Vasco Rossi in tribunale come testimone

Depone al processo contro Stefano Salvati. "Ha tradito la mia amicizia"

L'uscita di Vasco Rossi dal tribunale di Bologna (Ansa)

L'uscita di Vasco Rossi dal tribunale di Bologna (Ansa)

Bologna, 15 febbraio 2017 - "Tutto bene quello che finisce bene. Ci vediamo a Modena, sarà un record mondiale": cosi', con un riferimento al mega concerto del primo luglio al Parco Enzo Ferrari, Vasco Rossi ha salutato i giornalisti uscendo dal tribunale di  Bologna dove è stato chiamato a testimoniare nel processo che vede imputato l'ex collaboratore, Stefano Salvati, accusato di calunnia nel confronti della rockstar di Zocca. Il Blasco si è presentato davanti ai giudici con una giacca scura, occhiali e sciarpa. Per circa un'ora e mezza ha risposto alle domande del pm, della difesa dell'imputato e dell'avvocato di parte civile non rinunciando a qualche frase ironica. "Io avevo nei confronti di Stefano affetto e fiducia e lo consideravo un amico, mi sono sentito tradito nell'amicizia che per me é un valore fondamentale nella vita", ha detto tra l'altro il rocker, per un giorno sul banco dei testimoni. A fine udienza, la rockstar di Modena ha lasciato il palazzo di giustizia entrando a bordo di un furgone scuro. 

IN TRUBUNALE - Ecco tutto quello che ha detto Vasco

Vasco Rossi è arrivato a Palazzo di giustizia di via Farini nel primo pomeriggio per testimoniare (guarda tutte le foto). Accompagnato da carabinieri e da personale di sicurezza, è stato 'scortato' per corridoi interni fino ad uno spazio 'protetto' fuori dall'aula al primo piano. La vicenda ruota attorno a un patto di riservatezza fonte di una durissima disputa fra la rockstar e il regista bolognese Salvati, autore di videoclip e lungometraggi e fidato manager del Blasco con pieni poteri fino alla rottura. Una battaglia legale senza esclusione di colpi, con tanto di causa civile e querele incrociate. Ad aprile 2014, infatti, Salvati citò in giudizio il cantante chiedendo il pagamento della prima rata quale compenso previsto dal patto di riservatezza, a suo dire stipulato nel 2013: sei milioni in 30 anni, 200mila euro all’anno.

Rossi allora querelò Salvati, sostenendo che l’accordo, uguale a quelli sottoscritti con altri collaboratori e attinente esclusivamente al rispetto della privacy, non prevedeva compensi accessori rispetto allo stipendio già stabilito.

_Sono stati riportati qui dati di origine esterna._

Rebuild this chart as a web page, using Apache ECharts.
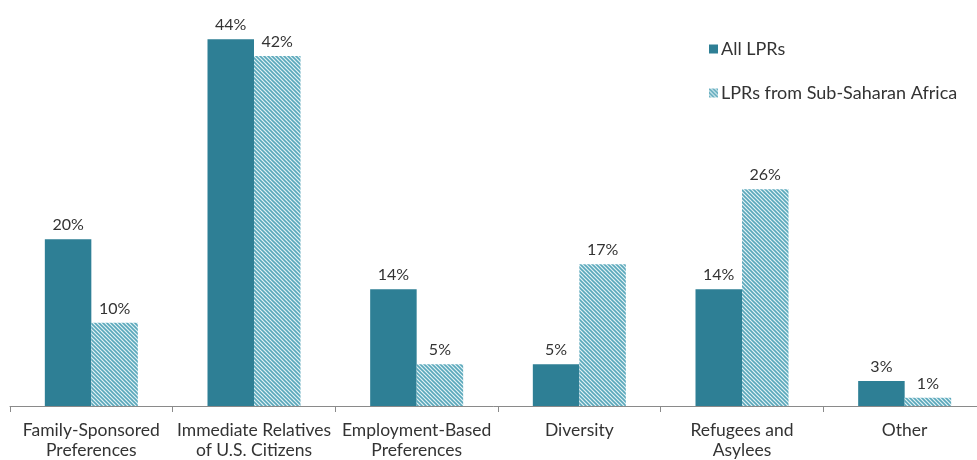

La Procura fece sequestrare il documento in possesso di Salvati, che contro-querelò l’artista, e poi affidò una consulenza tecnica che concluse per la falsità dell’accordo. Conclusione inevitabile: archiviazione per Rossi, rinvio a giudizio per Salvati, il quale prima ha sostenuto che il documento era stato falsificato, poi ha corretto il tiro dicendo che era stata falsificata la sua firma. Ora sarà il giudice a dover trovare il bandolo dell’ingarbugliata matassa.